Pseudonymising Share Purchase Agreements for External Advisers – UK GDPR-compliant anonymisation per UK GDPR Art. 5(1)(c)
A share purchase agreement (SPA) identifies the selling shareholders, their addresses, and their shareholdings in the recitals and schedule of sellers, and names warranty-givers, directors, and key employees throughout its disclosure letter and completion mechanics. anonym.legal pseudonymises these individuals so commercial counsel can advise on warranty scope, locked-box mechanics, and consideration structure without processing unnecessary personal data.
When this applies
This task applies when an SPA and its disclosure letter are shared with tax advisers, financial modellers, or secondary legal teams who need to review the commercial and financial terms but have no legitimate need to know the identities of the selling shareholders or their personal details.
How anonym.legal handles it
- Upload the SPA, disclosure letter, and schedule of sellers to anonym.legal.
- The engine identifies selling shareholders, their addresses and shareholdings, named directors, key employees, and warranty-givers across all documents.
- Each natural person is pseudonymised consistently; shareholding percentages and consideration figures are preserved.
- Warranty scope, title protection mechanisms, locked-box or completion-accounts mechanics, and MAC definitions remain in clear text.
- A mapping table is produced with UK/EU data residency.
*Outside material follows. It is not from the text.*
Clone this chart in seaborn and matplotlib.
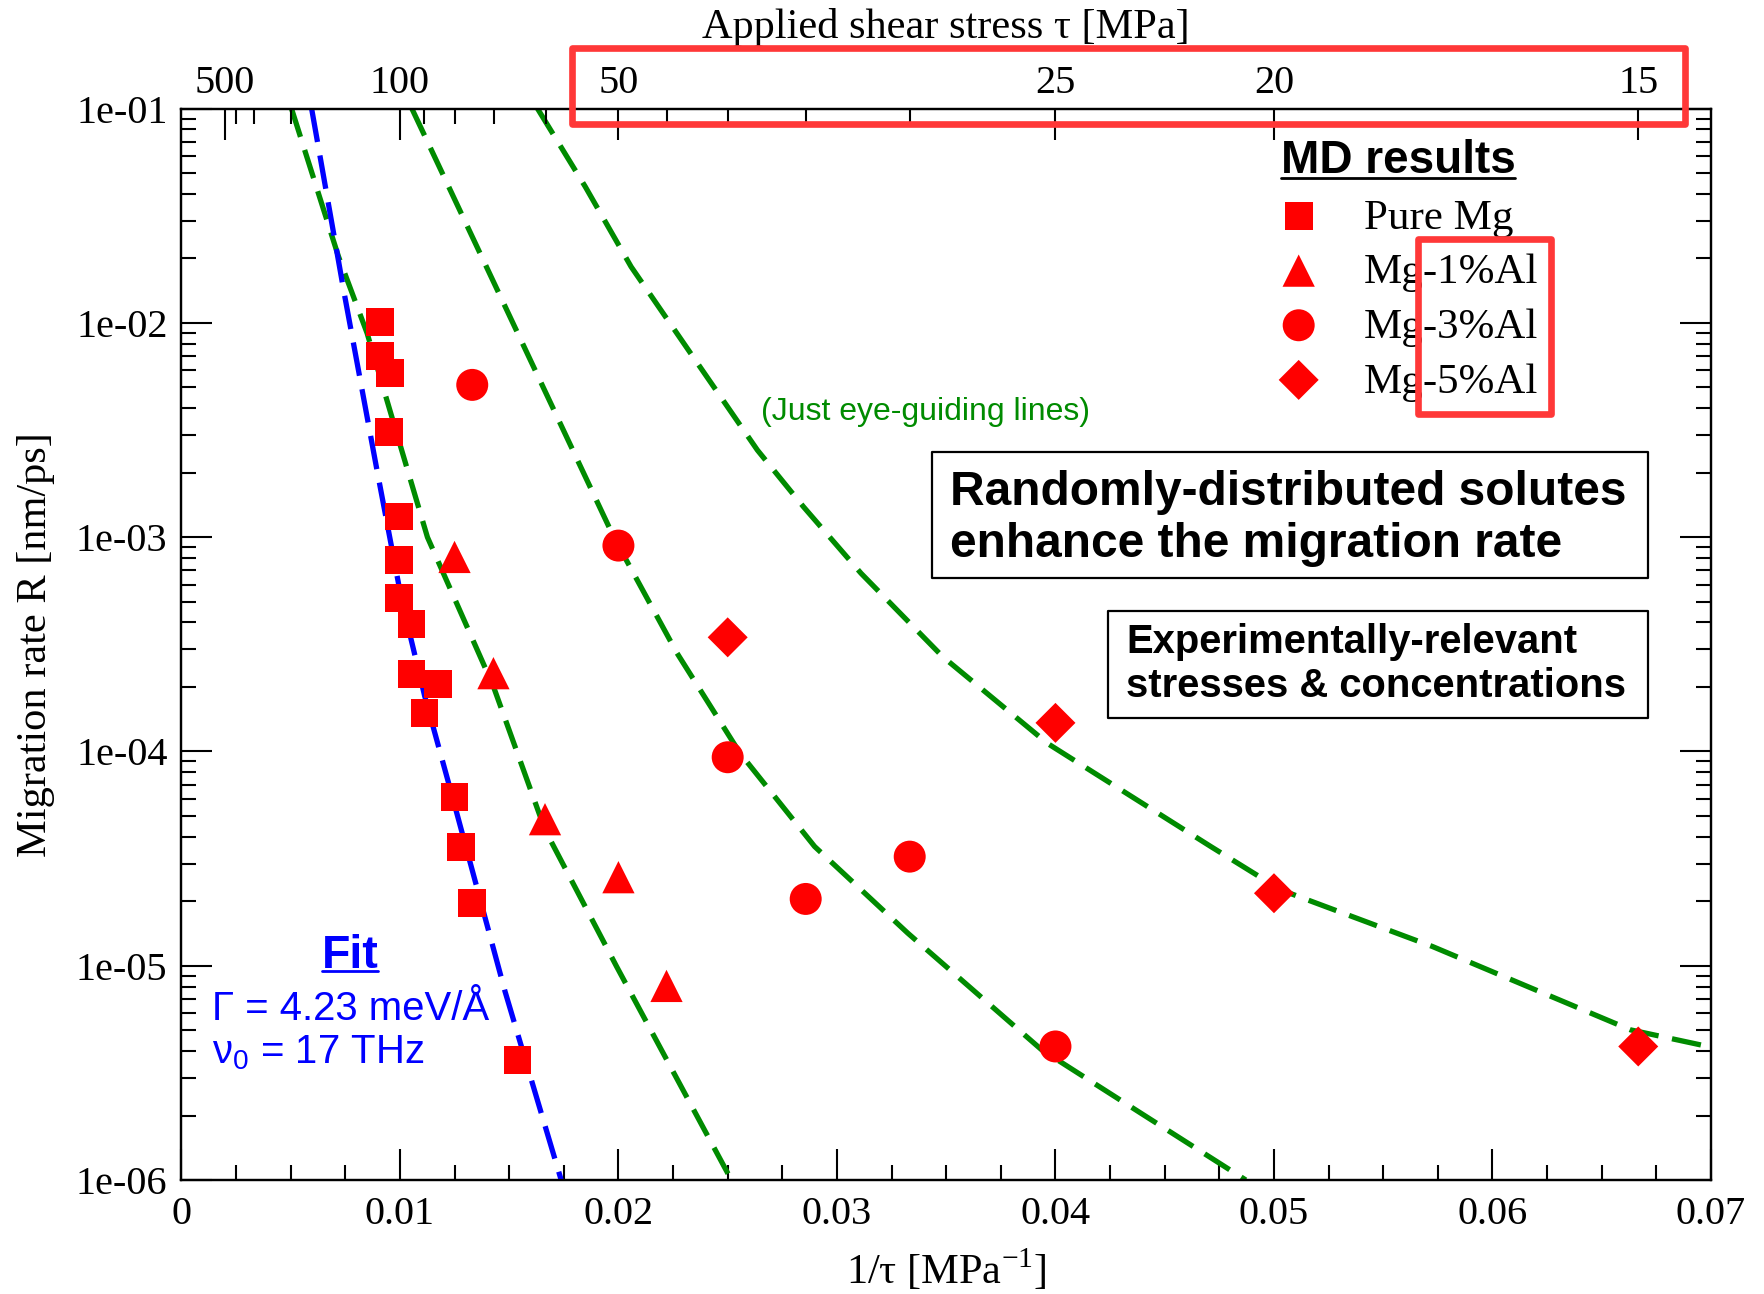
import numpy as np
import matplotlib
matplotlib.use("Agg")
import matplotlib.pyplot as plt
import seaborn as sns
from matplotlib.patches import Rectangle
from matplotlib.lines import Line2D
from matplotlib.ticker import LogLocator, NullFormatter, MultipleLocator

# ---------------- data ----------------
series_names = ["Pure Mg", "Mg-1%Al", "Mg-3%Al", "Mg-5%Al"]

pure_x = [0.00909, 0.00909, 0.00953, 0.00950, 0.00995, 0.00995, 0.00995, 0.01053,
          0.01053, 0.01173, 0.01113, 0.01250, 0.01281, 0.01331, 0.01538]
pure_R = [1.01e-2, 7.0e-3, 5.82e-3, 3.11e-3, 1.25e-3, 7.83e-4, 5.19e-4, 3.93e-4,
          2.30e-4, 2.06e-4, 1.51e-4, 6.12e-5, 3.57e-5, 1.97e-5, 3.63e-6]

al1_x = [0.0125, 0.01428, 0.01664, 0.0200, 0.0222]
al1_R = [8.09e-4, 2.32e-4, 4.83e-5, 2.59e-5, 8.05e-6]

al3_x = [0.01331, 0.0200, 0.0250, 0.02857, 0.03333, 0.0400]
al3_R = [5.14e-3, 9.14e-4, 9.4e-5, 2.05e-5, 3.23e-5, 4.2e-6]

al5_x = [0.0250, 0.0400, 0.0500, 0.06667]
al5_R = [3.41e-4, 1.36e-4, 2.18e-5, 4.2e-6]

# blue fit curve
fit_x = [0.00596, 0.00745, 0.00890, 0.01008, 0.01113, 0.01244, 0.01481, 0.01738]
fit_R = [1.0e-1, 1.377e-2, 2.19e-3, 5.09e-4, 1.82e-4, 5.94e-5, 7.59e-6, 1.0e-6]

# green eye-guiding lines
guide1_x = [0.00504, 0.00719, 0.00850, 0.01008, 0.01126, 0.01428, 0.01664, 0.01992, 0.02517]
guide1_R = [1.0e-1, 2.04e-2, 8.95e-3, 2.55e-3, 1.0e-3, 2.01e-4, 4.31e-5, 9.9e-6, 1.0e-6]

guide2_x = [0.01055, 0.01979, 0.02268, 0.02557, 0.02898, 0.03324, 0.03937, 0.04391, 0.04871]
guide2_R = [1.0e-1, 1.0e-3, 2.88e-4, 9.8e-5, 3.6e-5, 1.42e-5, 4.05e-6, 2.05e-6, 1.0e-6]

guide3_x = [0.01630, 0.01848, 0.02058, 0.02320, 0.02636, 0.02846, 0.03110, 0.03484,
            0.03964, 0.04711, 0.05031, 0.05725, 0.06632, 0.07000]
guide3_R = [1.0e-1, 4.33e-2, 1.83e-2, 7.48e-3, 2.55e-3, 1.39e-3, 6.79e-4, 2.77e-4,
            1.09e-4, 3.6e-5, 2.26e-5, 1.23e-5, 5.02e-6, 4.17e-6]

x_ticks = [0.0, 0.01, 0.02, 0.03, 0.04, 0.05, 0.06, 0.07]
x_tick_labels = ["0", "0.01", "0.02", "0.03", "0.04", "0.05", "0.06", "0.07"]
y_ticks = [1e-6, 1e-5, 1e-4, 1e-3, 1e-2, 1e-1]
y_tick_labels = ["1e-06", "1e-05", "1e-04", "1e-03", "1e-02", "1e-01"]
tau_major = [500, 100, 50, 25, 20, 15]
tau_minor = [400, 300, 200, 90, 80, 70, 60, 45, 40, 35, 30]

# ---------------- style ----------------
sns.set_style("ticks", rc={"axes.edgecolor": "black", "xtick.color": "black",
                           "ytick.color": "black", "text.color": "black",
                           "axes.labelcolor": "black"})
plt.rcParams["font.family"] = ["Liberation Serif", "DejaVu Serif"]

RED = "#ff0000"
GREEN = "#008b00"
BLUE = "#0000ff"
HILITE = "#ff3838"
SANS = ["Liberation Sans", "DejaVu Sans"]

W, H = 1765, 1294
fig = plt.figure(figsize=(W / 100, H / 100), dpi=100)
AL, AR, AT, AB = 181.4, 1711.0, 108.7, 1180.0
ax = fig.add_axes([AL / W, 1 - AB / H, (AR - AL) / W, (AB - AT) / H])


def fx(x):
    return x / W


def fy(y):
    return 1 - y / H


ax.set_yscale("log")
ax.set_xlim(0, 0.07)
ax.set_ylim(1e-6, 1e-1)

# guide lines
for gx, gr in [(guide1_x, guide1_R), (guide2_x, guide2_R), (guide3_x, guide3_R)]:
    sns.lineplot(x=gx, y=gr, ax=ax, color=GREEN, linewidth=3.8,
                 linestyle=(0, (5.6, 2.6)), estimator=None, sort=False, zorder=2)
sns.lineplot(x=fit_x, y=fit_R, ax=ax, color=BLUE, linewidth=3.8,
             linestyle=(0, (6.4, 2.6)), estimator=None, sort=False, zorder=3)

# markers
marker_spec = [("Pure Mg", pure_x, pure_R, "s", 400),
               ("Mg-1%Al", al1_x, al1_R, "^", 540),
               ("Mg-3%Al", al3_x, al3_R, "o", 530),
               ("Mg-5%Al", al5_x, al5_R, "D", 415)]
for name, xs, ys, mk, sz in marker_spec:
    sns.scatterplot(x=xs, y=ys, ax=ax, marker=mk, s=sz, color=RED,
                    edgecolor="none", linewidth=0, label=name, zorder=5, legend=False)

# ticks
ax.set_xticks(x_ticks)
ax.set_xticklabels(x_tick_labels)
ax.xaxis.set_minor_locator(MultipleLocator(0.0025))
ax.set_yticks(y_ticks)
ax.set_yticklabels(y_tick_labels)
ax.yaxis.set_minor_locator(LogLocator(base=10, subs=np.arange(2, 10), numticks=30))
ax.yaxis.set_minor_formatter(NullFormatter())
ax.tick_params(which="both", direction="in", width=1.5, colors="black")
ax.tick_params(which="major", length=22)
ax.tick_params(which="minor", length=11)
ax.tick_params(axis="x", which="both", top=False, bottom=True, labelsize=29, pad=11.5)
ax.tick_params(axis="y", which="both", left=True, right=True, labelsize=29, pad=10)
for sp in ax.spines.values():
    sp.set_linewidth(1.6)

ax.set_xlabel("1/τ [MPa$^{\\mathregular{-1}}$]", fontsize=30.5, labelpad=10)
ax.set_ylabel("Migration rate R [nm/ps]", fontsize=30.5, labelpad=15)

# secondary (stress) axis on top
ax2 = ax.twiny()
ax2.set_xlim(ax.get_xlim())
ax2.set_xticks([1.0 / t for t in tau_major])
ax2.set_xticklabels([str(t) for t in tau_major])
ax2.set_xticks([1.0 / t for t in tau_minor], minor=True)
ax2.tick_params(which="both", direction="in", width=1.5, colors="black",
                top=True, bottom=False, labelsize=29, pad=5)
ax2.tick_params(which="major", length=22)
ax2.tick_params(which="minor", length=11)
for sp in ax2.spines.values():
    sp.set_linewidth(1.6)
ax2.set_xlabel("Applied shear stress τ [MPa]", fontsize=30.5, labelpad=19)

# legend
handles, labels = ax.get_legend_handles_labels()
pairs = [(h, l) for h, l in zip(handles, labels) if l in series_names]
leg = ax2.legend([p[0] for p in pairs], [p[1] for p in pairs], loc="upper left",
                 bbox_to_anchor=(fx(1280.6), fy(198.5)), bbox_transform=fig.transFigure,
                 frameon=False, fontsize=31, borderpad=0, borderaxespad=0,
                 handlelength=0.84, handletextpad=1.1, labelspacing=0.36,
                 scatterpoints=1, scatteryoffsets=[0.42])

md_title = fig.text(fx(1280.6), fy(173.3), "MD results", family=SANS, weight="bold",
                    fontsize=33, va="baseline", ha="left")

# annotations
fig.text(fx(761), fy(420), "(Just eye-guiding lines)", family=SANS, fontsize=23,
         color=GREEN, va="baseline", ha="left")

fit_title = fig.text(fx(321.5), fy(968.3), "Fit", family=SANS, weight="bold",
                     fontsize=33.5, color=BLUE, va="baseline", ha="left")
fig.text(fx(212), fy(1020), "Γ = 4.23 meV/Å", family=SANS, fontsize=28.9,
         color=BLUE, va="baseline", ha="left")
fig.text(fx(212), fy(1063.3), "ν$_{\\mathregular{0}}$ = 17 THz", family=SANS,
         fontsize=28.9, color=BLUE, va="baseline", ha="left")


def box(x0, y0, x1, y1, color, lw, fill=None, z=6):
    r = Rectangle((fx(x0), fy(y1)), (x1 - x0) / W, (y1 - y0) / H,
                  transform=fig.transFigure, fill=fill is not None,
                  facecolor=fill if fill else "none", edgecolor=color,
                  linewidth=lw, zorder=z, joinstyle="round")
    fig.add_artist(r)


box(931.7, 451.7, 1647.6, 577.7, "black", 1.6, fill="white", z=6)
fig.text(fx(950.3), fy(505), "Randomly-distributed solutes", family=SANS,
         weight="bold", fontsize=34.5, va="baseline", ha="left", zorder=7)
fig.text(fx(950.3), fy(556.7), "enhance the migration rate", family=SANS,
         weight="bold", fontsize=34.5, va="baseline", ha="left", zorder=7)

box(1107.9, 611, 1648, 718.3, "black", 1.6, fill="white", z=6)
fig.text(fx(1126.5), fy(653.3), "Experimentally-relevant", family=SANS,
         weight="bold", fontsize=28.8, va="baseline", ha="left", zorder=7)
fig.text(fx(1126.5), fy(697), "stresses & concentrations", family=SANS,
         weight="bold", fontsize=28.8, va="baseline", ha="left", zorder=7)

# red highlight rectangles
box(572, 47.5, 1685, 123.5, HILITE, 4.8, z=10)
box(1417.7, 238.7, 1551, 413.7, HILITE, 4.8, z=10)

# underlines
fig.canvas.draw()
renderer = fig.canvas.get_renderer()
for t, yline, col in [(md_title, 178.0, "black"), (fit_title, 970.8, BLUE)]:
    bb = t.get_window_extent(renderer)
    fig.add_artist(Line2D([bb.x0 / W, bb.x1 / W], [fy(yline), fy(yline)],
                          transform=fig.transFigure, color=col, linewidth=2.0))

fig.savefig("out.png", dpi=100)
- Release the pseudonymised set for specialist review; restore before execution or disclosure.
What you provide
- Share Purchase Agreement
- Disclosure letter
- Schedule of sellers (with share counts and consideration allocation)
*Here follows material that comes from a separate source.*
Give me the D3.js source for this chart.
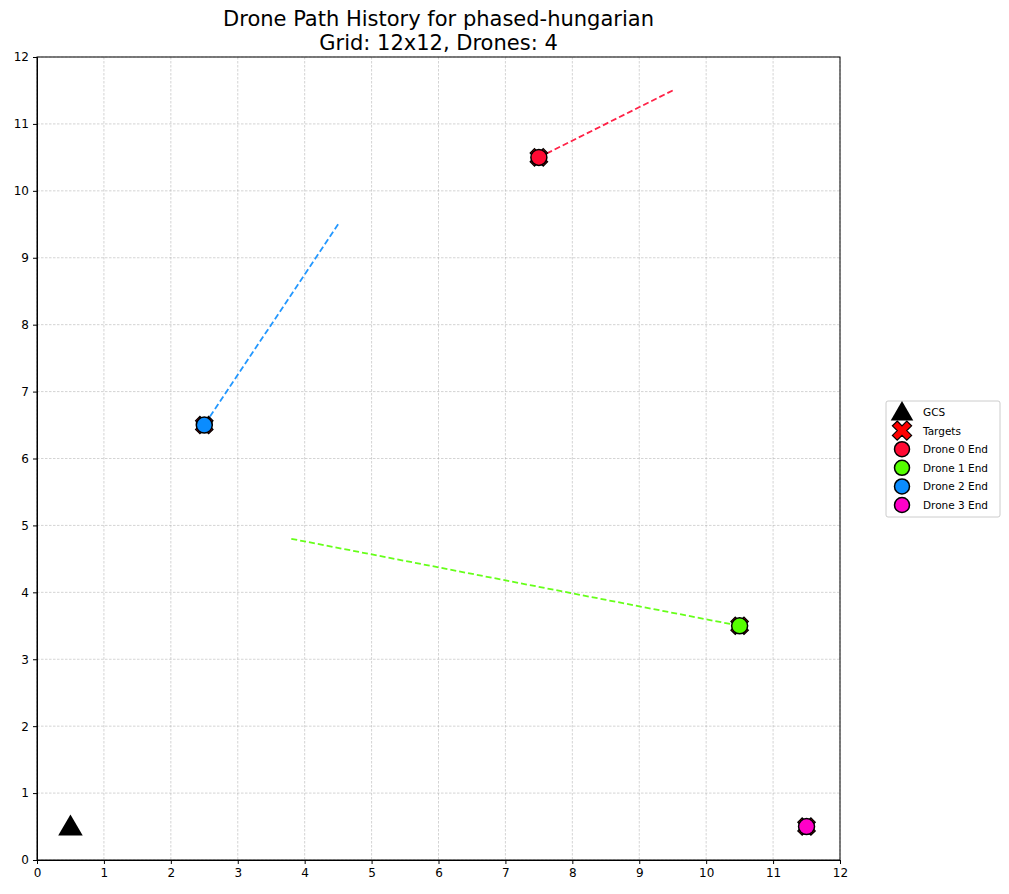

- Any employment or good-leaver / bad-leaver schedule naming key personnel
Limitations & cautions
- The tool does not assess the commercial adequacy of warranty baskets, caps, or limitation periods — obtain specialist M&A legal advice.
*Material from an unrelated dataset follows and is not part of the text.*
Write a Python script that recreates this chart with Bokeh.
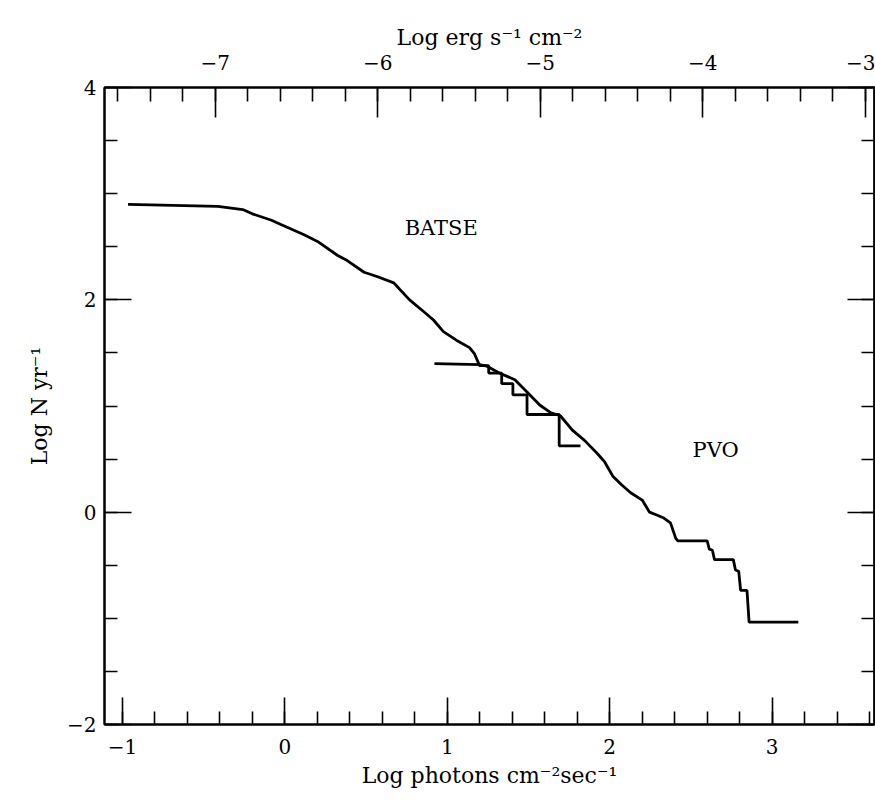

- Tax identification numbers embedded in the schedule of sellers are detected and pseudonymised; ensure the mapping table is preserved for post-completion tax filings.
- Good-leaver / bad-leaver provisions referencing named individuals are pseudonymised; verify consistency against employment agreements after processing.
FAQ
Will pseudonymising the schedule of sellers affect consideration allocation calculations?
No. Consideration figures, shareholding percentages, and calculation mechanics are preserved in clear text. Only natural-person identifiers (names and addresses) are pseudonymised.
Can I pseudonymise a Deed of Tax Covenant attached to the SPA?
Yes. Upload it in the same batch. Named individuals in the tax covenant receive the same pseudonyms as in the main SPA.
How do good-leaver and bad-leaver clauses interact with pseudonymisation?
The commercial substance of good-leaver / bad-leaver provisions is preserved. Named individuals referenced in those provisions are pseudonymised consistently with their appearances elsewhere in the SPA.
Is this task suitable for a management buyout (MBO) structure?
Yes. MBO structures involving individual manager-shareholders are common use cases — the engine handles multiple named individuals on both buyer and seller sides.